If one real root of the quadratic equation $81x^{2}+kx+256=0$ is cube of the other root, then a value of k is
A. -81
B. 100
C. -300
D. 144

Answer 1

Hint: To solve the above equation, we have to assume a variable ‘$r$’ as one of the roots. It is given that one of the roots is the cube root of the other, so the other root becomes ${{r}^{3}}$. Use the equation for finding the sum of roots and the product of roots of the quadratic equation. That is, if the quadratic equation is \[a{{x}^{2}}+bx+c=0\], then its sum of root is $\dfrac{-b}{a}$ and product of root is $\dfrac{c}{a}$.

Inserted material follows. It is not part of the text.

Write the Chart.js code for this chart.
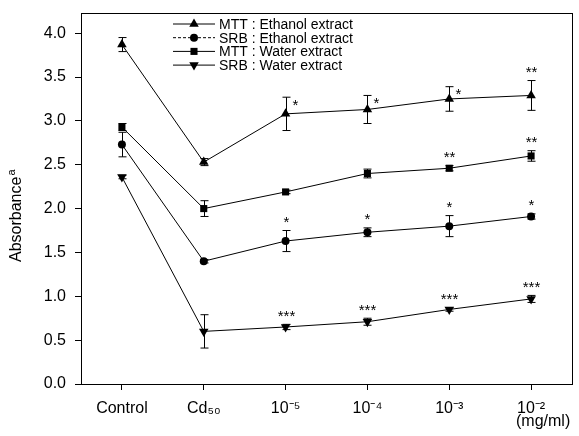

Complete step by step answer:
Let us assume that one of the roots of the given quadratic equation is $r$.
Now, it is given that one root of the given equation is the cube root of the other. So the other root will be ${{r}^{3}}$.
Now, we have to use the equation to find the sum of roots and product of roots of a quadratic equation.
If the equation is $a{{x}^{2}}+bx+c=0$ then,
Sum of root $=\dfrac{-b}{a}$
Product of root = $\dfrac{c}{a}$
So, for the equation $81{{x}^{2}}+kx+256=0$, we can write,
Sum of root = $\dfrac{-k}{81}\Rightarrow r+{{r}^{3}}=\dfrac{-k}{81}$
And the product of root = $\dfrac{256}{81}$
That is, $r\times {{r}^{3}}=\dfrac{256}{81}\Rightarrow {{r}^{4}}=\dfrac{256}{81}$
We know that $256=4\times 4\times 4\times 4$and $81=3\times 3\times 3\times 3$.
So, we can write, ${{r}^{4}}={{\left( \dfrac{4}{3} \right)}^{4}}$
Therefore, $r=\pm \dfrac{4}{3}$
Now, substitute the value of $r$in the equation $r+{{r}^{3}}=\dfrac{-k}{81}$
Case 1: If $r=\dfrac{4}{3}$ the equation will be,
$\dfrac{4}{3}+{{\left( \dfrac{4}{3} \right)}^{3}}=\dfrac{-k}{81}$
On expanding the equation we get,
$\dfrac{4}{3}+\dfrac{64}{27}=\dfrac{-k}{81}$
Take the L.C.M and add the terms, so we get,
$\dfrac{36+64}{27}=\dfrac{-k}{81}$
On further solving we get,
$\dfrac{100}{27}=\dfrac{-k}{81}$ $\Rightarrow 300=-k$
$\therefore k=-300$
Case 2: If $r=-\dfrac{4}{3}$ the equation will be,
$-\dfrac{4}{3}+{{\left( -\dfrac{4}{3} \right)}^{3}}=\dfrac{-k}{81}$
On expanding the equation we get,
$-\dfrac{4}{3}-\dfrac{64}{27}=\dfrac{-k}{81}$
Take the L.C.M and add the terms, so we get,
$\dfrac{-36-64}{27}=\dfrac{-k}{81}$
On further solving we get,
$\dfrac{-100}{27}=\dfrac{-k}{81}$ $\Rightarrow -300=-k$
$\therefore k=300$

So, the correct answer is “Option C”.

Note: The equation for sum of roots and product of roots must not be interchanged and we should be careful while using the signs. When the power of the variable is an even digit then the value can either be positive or negative so, both the values must be substituted to find the answer.